Roland de Fries is an American-German visual artist of Belgian descent based in New York City. His current paintings are a series of conceptual artworks around the theme of vanity and perceived luxuries.
Synergistic Pantheons
(written by art historian Elizabeth Rogers, on the occasion of ‘Everything Must Go!’, May 2023)
Decades of experimentation forges personal histories, and an idiosyncratic repertoire. This is how the power of contemplation and exploration encounter and unfold multifarious Mystery. We are nature, everything works in binary complimentary oppositions and dualities, at once metaphysical and figural.
Exploring the work of Roland de Fries, obliquity of the ecliptic embrace the manner of method, more significantly the identity of a work of art beyond medium, scale, subject, and artist, into more obscure discourse. Drawing inspiration and metaphors from diverse geographies and idioms of life, reigns echoes of harmonies, invoking a timeless connection between man and the universe, between the senses. In this era of rapidly wrought imagery, de Fries insists that One must look deeply, not casually, demanding myriad reflections to unfold and commingle. His oeuvres reveal layers of preparation and ensuing stages of redefinition ever and again.
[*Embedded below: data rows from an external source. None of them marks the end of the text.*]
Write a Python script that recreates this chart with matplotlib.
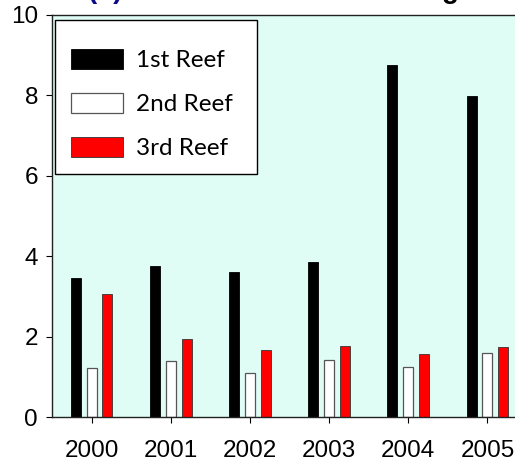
import matplotlib
matplotlib.use("Agg")
import matplotlib.pyplot as plt
import numpy as np
from matplotlib.patches import Rectangle

years = ["2000", "2001", "2002", "2003", "2004", "2005"]
reef1 = [3.47, 3.76, 3.61, 3.86, 8.75, 7.99]
reef2 = [1.23, 1.41, 1.11, 1.43, 1.24, 1.61]
reef3 = [3.06, 1.94, 1.67, 1.78, 1.57, 1.74]
series_labels = ["1st Reef", "2nd Reef", "3rd Reef"]
yticks = [0, 2, 4, 6, 8, 10]

W, H = 515, 466
fig = plt.figure(figsize=(W / 100, H / 100), dpi=100)
fig.patch.set_facecolor("white")

ax = fig.add_axes([52 / W, (H - 417.3) / H, 475 / W, 402.3 / H])
ax.set_facecolor("#dffcf5")

x = np.arange(len(years))
bw = 0.128
ax.bar(x - 0.2, reef1, bw, color="black", edgecolor="black", linewidth=0.6, label=series_labels[0])
ax.bar(x, reef2, bw, color="white", edgecolor="#555555", linewidth=0.9, label=series_labels[1])
ax.bar(x + 0.2, reef3, bw, color="#ff0000", edgecolor="#333333", linewidth=0.6, label=series_labels[2])

ax.set_xlim(-0.5, 5.5)
ax.set_ylim(0, 10)
ax.set_xticks(x)
ax.set_xticklabels(years)
ax.set_yticks(yticks)
ax.set_yticklabels([str(v) for v in yticks])
for lab in ax.get_xticklabels():
    lab.set_fontfamily("Liberation Sans")
    lab.set_fontsize(17.5)
for lab in ax.get_yticklabels():
    lab.set_fontfamily("Liberation Sans")
    lab.set_fontsize(17.5)
ax.tick_params(axis="y", direction="out", length=4, width=0.8, pad=6)
ax.tick_params(axis="x", direction="out", length=4, width=0.8, pad=12)
for s in ax.spines.values():
    s.set_linewidth(1.0)
    s.set_color("#222222")

# legend frame
frame = Rectangle((55 / W, 1 - 174 / H), 202 / W, 154 / H,
                  transform=fig.transFigure, facecolor="white",
                  edgecolor="black", linewidth=1.0, zorder=5, clip_on=False)
ax.add_patch(frame)
leg = ax.legend(loc="upper left", bbox_to_anchor=(70.7 / W, 1 - 49 / H),
                bbox_transform=fig.transFigure, frameon=False, borderpad=0,
                borderaxespad=0, handlelength=2.14, handleheight=0.86,
                handletextpad=0.55, labelspacing=0.9,
                prop={"family": "Lato", "size": 17.5})
leg.set_zorder(6)

# title (cut off at the top of the image, as in the reference)
fig.text(88 / W, 1 + 1.5 / H, "(b)", color="#0a0a8a", fontsize=20, fontweight="bold",
         family="Liberation Sans", ha="left", va="baseline")
fig.text(459 / W, 1 + 1.5 / H, "Coral Bleaching", color="black", fontsize=20, fontweight="bold",
         family="Liberation Sans", ha="right", va="baseline")

fig.savefig("out.png", dpi=100)
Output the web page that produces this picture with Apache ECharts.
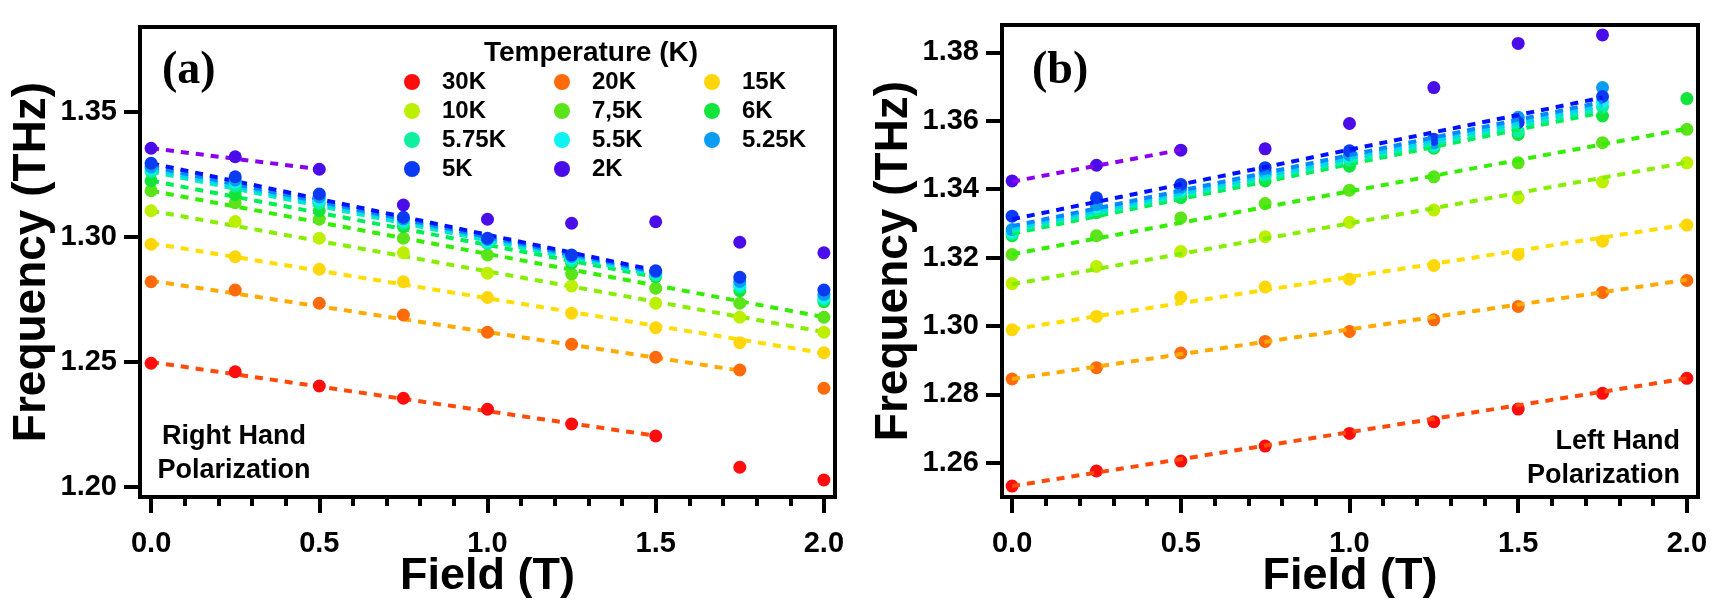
<!DOCTYPE html>
<html>
<head>
<meta charset="utf-8">
<title>Frequency vs Field</title>
<script src="https://cdn.jsdelivr.net/npm/echarts@6/dist/echarts.min.js"></script>
<style>
  body { margin: 0; background: #fff; }
  #chart { width: 1725px; height: 600px; }
</style>
</head>
<body>
<div id="chart"></div>
<script>
// 磁场 (T)
const fields = [0, 0.25, 0.5, 0.75, 1.0, 1.25, 1.5, 1.75, 2.0];
const temps = ['30K', '20K', '15K', '10K', '7,5K', '6K', '5.75K', '5.5K', '5.25K', '5K', '2K'];

// (a) Right Hand Polarization
const rh_30K  = [1.2495, 1.2461, 1.2404, 1.2355, 1.2311, 1.2252, 1.2204, 1.2079, 1.2028];
const rh_20K  = [1.2821, 1.2788, 1.2735, 1.2688, 1.2619, 1.2571, 1.2519, 1.2468, 1.2395];
const rh_15K  = [1.2971, 1.2921, 1.2871, 1.2821, 1.2758, 1.2695, 1.2637, 1.2577, 1.2537];
const rh_10K  = [1.3105, 1.3062, 1.2995, 1.2937, 1.2855, 1.2804, 1.2735, 1.2679, 1.2619];
const rh_7_5K = [1.3185, 1.3137, 1.3071, 1.2995, 1.2928, 1.2852, 1.2795, 1.2735, 1.2679];
const rh_6K   = [1.3225, 1.3170, 1.3105, 1.3041, 1.2975, 1.2895, 1.2841, 1.2785, 1.2741];
const rh_5_75K = [1.3262, 1.3205, 1.3135, 1.3055, 1.2975, 1.2905, 1.2848, 1.2800, 1.2750];
const rh_5_5K  = [1.3272, 1.3218, 1.3148, 1.3065, 1.2983, 1.2915, 1.2855, 1.2810, 1.2758];
const rh_5_25K = [1.3280, 1.3228, 1.3160, 1.3072, 1.2990, 1.2922, 1.2860, 1.2822, 1.2770];
const rh_5K   = [1.3295, 1.3241, 1.3172, 1.3079, 1.2995, 1.2928, 1.2865, 1.2839, 1.2788];
const rh_2K   = [1.3355, 1.3321, 1.3271, 1.3128, 1.3071, 1.3055, 1.3061, 1.2979, 1.2937];
// 拟合线: 从 0 T 到 rhFitEnd
const rhFitEnd = [1.5, 1.75, 2, 2, 2, 1.5, 1.5, 1.5, 1.5, 1.5, 0.5];
const rhFitY0  = [1.2500, 1.2825, 1.2975, 1.3105, 1.3185, 1.3225, 1.3262, 1.3272, 1.3282, 1.3295, 1.3355];
const rhFitY1  = [1.2205, 1.2466, 1.2535, 1.2620, 1.2680, 1.2840, 1.2848, 1.2855, 1.2860, 1.2866, 1.3271];

// (b) Left Hand Polarization
const lh_30K  = [1.2532, 1.2576, 1.2605, 1.2649, 1.2686, 1.2720, 1.2757, 1.2803, 1.2847];
const lh_20K  = [1.2845, 1.2878, 1.2921, 1.2955, 1.2984, 1.3018, 1.3057, 1.3098, 1.3133];
const lh_15K  = [1.2989, 1.3028, 1.3084, 1.3114, 1.3137, 1.3177, 1.3209, 1.3248, 1.3295];
const lh_10K  = [1.3124, 1.3174, 1.3218, 1.3261, 1.3303, 1.3339, 1.3375, 1.3421, 1.3477];
const lh_7_5K = [1.3209, 1.3264, 1.3316, 1.3358, 1.3397, 1.3436, 1.3477, 1.3536, 1.3575];
const lh_6K   = [1.3264, 1.3331, 1.3375, 1.3424, 1.3467, 1.3520, 1.3560, 1.3614, 1.3665];
const lh_5_75K = [1.3270, 1.3340, 1.3390, 1.3438, 1.3485, 1.3525, 1.3570, 1.3640, null];
const lh_5_5K  = [1.3275, 1.3348, 1.3398, 1.3445, 1.3495, 1.3530, 1.3605, 1.3655, null];
const lh_5_25K = [1.3282, 1.3355, 1.3405, 1.3450, 1.3500, 1.3535, 1.3610, 1.3697, null];
const lh_5K   = [1.3321, 1.3375, 1.3414, 1.3463, 1.3512, 1.3546, 1.3595, 1.3671, null];
const lh_2K   = [1.3424, 1.3470, 1.3514, 1.3518, 1.3592, 1.3697, 1.3826, 1.3851, null];
const lhFitEnd = [2, 2, 2, 2, 2, 1.75, 1.75, 1.75, 1.75, 1.75, 0.5];
const lhFitY0  = [1.2532, 1.2845, 1.2990, 1.3122, 1.3210, 1.3270, 1.3278, 1.3285, 1.3292, 1.3312, 1.3422];
const lhFitY1  = [1.2847, 1.3135, 1.3297, 1.3478, 1.3577, 1.3625, 1.3635, 1.3645, 1.3655, 1.3668, 1.3515];

// 刻度
const xMajor = [0, 0.5, 1.0, 1.5, 2.0];
const xMinor = [0.1, 0.2, 0.3, 0.4, 0.6, 0.7, 0.8, 0.9, 1.1, 1.2, 1.3, 1.4, 1.6, 1.7, 1.8, 1.9];
const yTicksA = [1.20, 1.25, 1.30, 1.35];
const yTicksB = [1.26, 1.28, 1.30, 1.32, 1.34, 1.36, 1.38];

const markerColors = ['#ff0d0d', '#ff6a0a', '#ffd60a', '#bdf000', '#5ce41a', '#12e43a', '#0ef0a0', '#0ef2f2', '#0a9cf0', '#0a3af2', '#4a0ce8'];
const fitColors    = ['#ff4a0a', '#ffaa00', '#ffdd00', '#88ee00', '#33ee00', '#00ee55', '#00eebb', '#00d4f0', '#0088ff', '#0011ff', '#8a00ee'];

const sans = 'Liberation Sans, Arial, sans-serif';
const rhSets = [rh_30K, rh_20K, rh_15K, rh_10K, rh_7_5K, rh_6K, rh_5_75K, rh_5_5K, rh_5_25K, rh_5K, rh_2K];
const lhSets = [lh_30K, lh_20K, lh_15K, lh_10K, lh_7_5K, lh_6K, lh_5_75K, lh_5_5K, lh_5_25K, lh_5K, lh_2K];

function toPoints(vals) {
    return fields.map((f, i) => vals[i] == null ? null : [f, vals[i]]).filter(p => p);
}

// 每个温度: 散点 + 虚线拟合
function buildSeries(panel, sets, fitEnd, fitY0, fitY1, lineOnTop) {
    let list = [];
    sets.forEach((vals, i) => {
        list.push({
            name: temps[i],
            type: 'scatter',
            xAxisIndex: panel * 2,
            yAxisIndex: panel,
            data: toPoints(vals),
            symbolSize: 13,
            itemStyle: { color: markerColors[i], opacity: 1 },
            emphasis: { disabled: true },
            z: lineOnTop ? 2 : 3
        });
        list.push({
            name: temps[i] + ' fit',
            type: 'line',
            xAxisIndex: panel * 2,
            yAxisIndex: panel,
            data: [[0, fitY0[i]], [fitEnd[i], fitY1[i]]],
            symbol: 'none',
            silent: true,
            lineStyle: { color: fitColors[i], width: 4, type: [8, 7] },
            z: lineOnTop ? 3 : 2
        });
    });
    return list;
}

function xAxisMajor(grid, min) {
    return {
        gridIndex: grid, type: 'value', position: 'bottom', min: min, max: 2.033,
        axisLine: { onZero: false, lineStyle: { color: '#000', width: 4 } },
        axisTick: { customValues: xMajor, length: 16, lineStyle: { color: '#000', width: 4 } },
        axisLabel: {
            customValues: xMajor, margin: 32, color: '#000', fontSize: 29, fontWeight: 'bold', fontFamily: sans,
            formatter: v => v.toFixed(1)
        },
        splitLine: { show: false },
        name: 'Field (T)', nameLocation: 'middle', nameGap: 57, nameMoveOverlap: false,
        nameTextStyle: { color: '#000', fontSize: 45, fontWeight: 'bold', fontFamily: sans }
    };
}
function xAxisMinor(grid, min) {
    return {
        gridIndex: grid, type: 'value', position: 'bottom', min: min, max: 2.033,
        axisLine: { show: false, onZero: false },
        axisTick: { customValues: xMinor, length: 9, lineStyle: { color: '#000', width: 4 } },
        axisLabel: { show: false },
        splitLine: { show: false }
    };
}
function yAxisOf(grid, min, max, ticks) {
    return {
        gridIndex: grid, type: 'value', position: 'left', min: min, max: max,
        axisLine: { onZero: false, lineStyle: { color: '#000', width: 4 } },
        axisTick: { customValues: ticks, length: 16, lineStyle: { color: '#000', width: 4 } },
        axisLabel: {
            customValues: ticks, margin: 23, color: '#000', fontSize: 29, fontWeight: 'bold', fontFamily: sans,
            formatter: v => v.toFixed(2)
        },
        splitLine: { show: false },
        name: 'Frequency (THz)', nameLocation: 'middle', nameGap: 85, nameMoveOverlap: false,
        nameTextStyle: { color: '#000', fontSize: 46, fontWeight: 'bold', fontFamily: sans }
    };
}

function legendColumn(left, names) {
    return {
        orient: 'vertical', left: left, top: 70, padding: 0, itemGap: 5,
        itemWidth: 16, itemHeight: 16, icon: 'circle', selectedMode: false,
        data: names,
        textStyle: { color: '#000', fontSize: 24, fontWeight: 'bold', fontFamily: sans, lineHeight: 24, padding: [0, 0, 0, 17] }
    };
}

const chart = echarts.init(document.getElementById('chart'));
const option = {
    animation: false,
    backgroundColor: '#fff',
    grid: [
        { left: 140, top: 27, width: 695, height: 470, show: true, borderColor: '#000', borderWidth: 4, outerBoundsMode: 'none' },
        { left: 1002, top: 25, width: 696, height: 472, show: true, borderColor: '#000', borderWidth: 4, outerBoundsMode: 'none' }
    ],
    xAxis: [xAxisMajor(0, -0.033), xAxisMinor(0, -0.033), xAxisMajor(1, -0.030), xAxisMinor(1, -0.030)],
    yAxis: [yAxisOf(0, 1.196, 1.384, yTicksA), yAxisOf(1, 1.250, 1.388, yTicksB)],
    legend: [
        legendColumn(404, ['30K', '10K', '5.75K', '5K']),
        legendColumn(554, ['20K', '7,5K', '5.5K', '2K']),
        legendColumn(704, ['15K', '6K', '5.25K'])
    ],
    graphic: [
        { type: 'text', x: 162, y: 71, style: { text: '(a)', font: 'bold 46px Liberation Serif', fill: '#000', verticalAlign: 'middle' } },
        { type: 'text', x: 1032, y: 71, style: { text: '(b)', font: 'bold 46px Liberation Serif', fill: '#000', verticalAlign: 'middle' } },
        { type: 'text', x: 591, y: 53, style: { text: 'Temperature (K)', font: 'bold 28px Liberation Sans', fill: '#000', align: 'center', verticalAlign: 'middle' } },
        { type: 'text', x: 234, y: 454, style: { text: 'Right Hand\nPolarization', font: 'bold 27px Liberation Sans', lineHeight: 34, fill: '#000', align: 'center', verticalAlign: 'middle' } },
        { type: 'text', x: 1680, y: 459, style: { text: 'Left Hand\nPolarization', font: 'bold 27px Liberation Sans', lineHeight: 34, fill: '#000', align: 'right', verticalAlign: 'middle' } }
    ],
    series: buildSeries(0, rhSets, rhFitEnd, rhFitY0, rhFitY1, false)
        .concat(buildSeries(1, lhSets, lhFitEnd, lhFitY0, lhFitY1, true))
};
chart.setOption(option);
</script>
</body>
</html>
In the words of Martin Heidegger (1889 – 1976), the renowned German philosopher, in particular of hermeneutics, penned in Poetry, Language, Thought, The Origin of the Work of Art: “Thus we are compelled to follow the circle. To enter upon this path is the strength of thought, from work to art a circle like the step from art to work…The artist is the origin of the work. The work is the origin of the artist. Neither is without the other. Where and how does art occur?”
Concurrently, a kindred spirit of craftsmanship and composition hovers throughout de Fries’ painting, drawings, graphic and printed works, echoing the vision beyond their geophysical environs. For the mastery of materials barely define the quest to attain, a magical blend of mind, body and spirit of conscience and artistry akin to the phoenix. His voice is poetic, with strains of music, with reflections on embodied landscapes and man-made commercial forms.
De Fries interweaves personal histories, cultural de-bunking and a highly physically intensive and idiosyncratic process of hours (sanding work and application of paint) to render oeuvres which conjure such multifold dimensions. Reinterpreting personal stories (in his drawings) of where he has dwelled and visited withstanding the passage of time, being explored and expressed anew.
Thus, in diverse cognoscenti we shall walk together through such known and conjectured space/s.